On Oct. 26, the NLRB issued its Final Rule that addresses the standard for determining joint-employer status. The Final Rule, which takes effect Dec. 26, is broader than the current standard, permitting the Board to determine that there is joint-employer status so long as an entity possesses the authority to control one or more of seven enumerated essential terms and conditions of employment.

“The biggest change [in this rule] is that the exposure level for an employer has gone up through a joint-employer finding,” said Buethe. “The risk of being found a joint employer, even if that is not your intention … has gone up.”

Buethe says that employers who frequently engage in subcontracting or working with temp agencies are at increased risk. Before the new joint-employer rule, contracts with those temp agencies could be crafted in a way that the employer could retain the ability to indirectly control the employment relationship with the temp agency’s employees. However, employers now have the onus to show that they are not joint employers. If employers’ contracts reserve the ability to indirectly impact employment relationships with the temp agency’s employees, it could now be enough to prove a joint-employer relationship.

This can have tremendous impacts on those employers, who then have the obligation to uphold and comply with the National Labor Relations Act, including employees’ Section 7 rights. That obligation is not only for the employer’s employees but also for those of the joint employer.

Things get even more complicated if you are in a joint employer relationship with a company that is unionized and you are not.

“You will have the obligation to bargain with that union over the terms and conditions that you control in that relationship,” Buethe said. “You will have to bargain with a group of employees that you maybe did not even intend to be your employees and you did not intend to have that bargaining relationship.”

Other big changes

Buethe maintained that the biggest changes announced this year will impact unionized and non-unionized employers alike. In February 2023, the NLRB issued a decision in McLaren Macomb, which held that employers may not offer severance agreements requiring employees to broadly waive their rights under the National Labor Relations Act.

“As an employer, look at the particular separation and ask whether you need, in this particular context, to insist on confidentiality or non-disparagement,” Buethe said.

This requires looking at the relationship and seeing if you need those protections. If you do, Buethe explained that they need to be narrowly tailored. If not, Buethe recommends skipping them. “Under the law, even offering those and using the wrong language can be unlawful,” she cautioned.

In August of 2023, the NLRB issued a decision in Stericycle, Inc., which adopted a new legal standard when evaluating employer work rules that have been challenged as facially unlawful under Section 8(a)(1) of the NLRA.

“Employers — unionized and nonunionized alike — should be reviewing practically all of their handbook policies,” Buethe advised. “What the Board is looking for under this law is do these policies and is the language framed in such a way that an employee can reasonably view it as limiting their ability to talk about their wages and the terms and conditions of their employment.”

Rather than the previous standard, which looked at whether speech was actually chilled, the new standard requires showing whether it could chill the speech.
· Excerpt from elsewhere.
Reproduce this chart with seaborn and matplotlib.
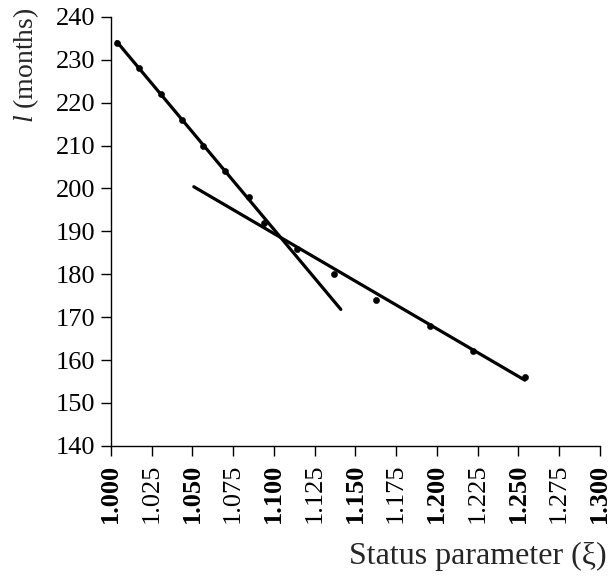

Additionally, it previously used the objective person standard and now it looks at whether the employee is economically dependent. “And all employees are economically dependent.” Buethe added.

Social media policies are another area where employers could get into trouble. While it used to be permissible to instruct employees to not speak about the employer on Facebook, things have changed. For instance, if an employee wants to vent on Facebook about a pay raise that they do not believe was fair, that is a protected right. If the social media policy in the handbook is so broad that an employee believes that he is unable to do that, then it could be rendered unlawful.

Just a few weeks after Stericycle, the NLRB issued a decision in Cemex Construction Materials Pacific, LLC. This introduced a new framework to determine when employers are required to bargain with unions without a representation election. For decades, Buethe noted, a union coming in to represent the employees would need to file a petition with the NLRB and then have an election. The onus has shifted to the employer now. If the union believes it has the requisite support it will go to the employer and ask for recognition, and, if the employer declines, the employer then has 14 days to file a petition for an election. If the time period is waived, the employer could have the obligation to bargain with and recognize the union.

Looking ahead

“This is kind of a prime time for HR. At the end-of-year, as you are looking at rolling out updates to a handbook, look at this as an organic opportunity to revisit your policies with the closest eyes on social media, confidentiality, use of employer technology policies,” Buethe recommended. “Those are restrictions [that] tend to be the most vulnerable to [failing to comply with] what the Stericycle case is requiring.”

If a company believes that those policies need to be in the handbook, Buethe stated, then they should take action to put clarifications in so that they are not in violation.

“Conflict-of-interest policies, depending on how broad they are, can raise concern,” Buethe stated.

She also recommended that everyone take a look at their severance agreement templates. “The law is such that if you offer it and it has the wrong language, you are in violation,” Buethe cautioned.

Her final recommendation as employers enter 2024 is to look for organic, proactive opportunities to connect with employees, especially with remote or hybrid workforces. These could be larger check-ins or one-on-ones. “Employers need more touchpoints with employees so they are not out of the loop until they learn too late that there has been dissatisfaction,” she said.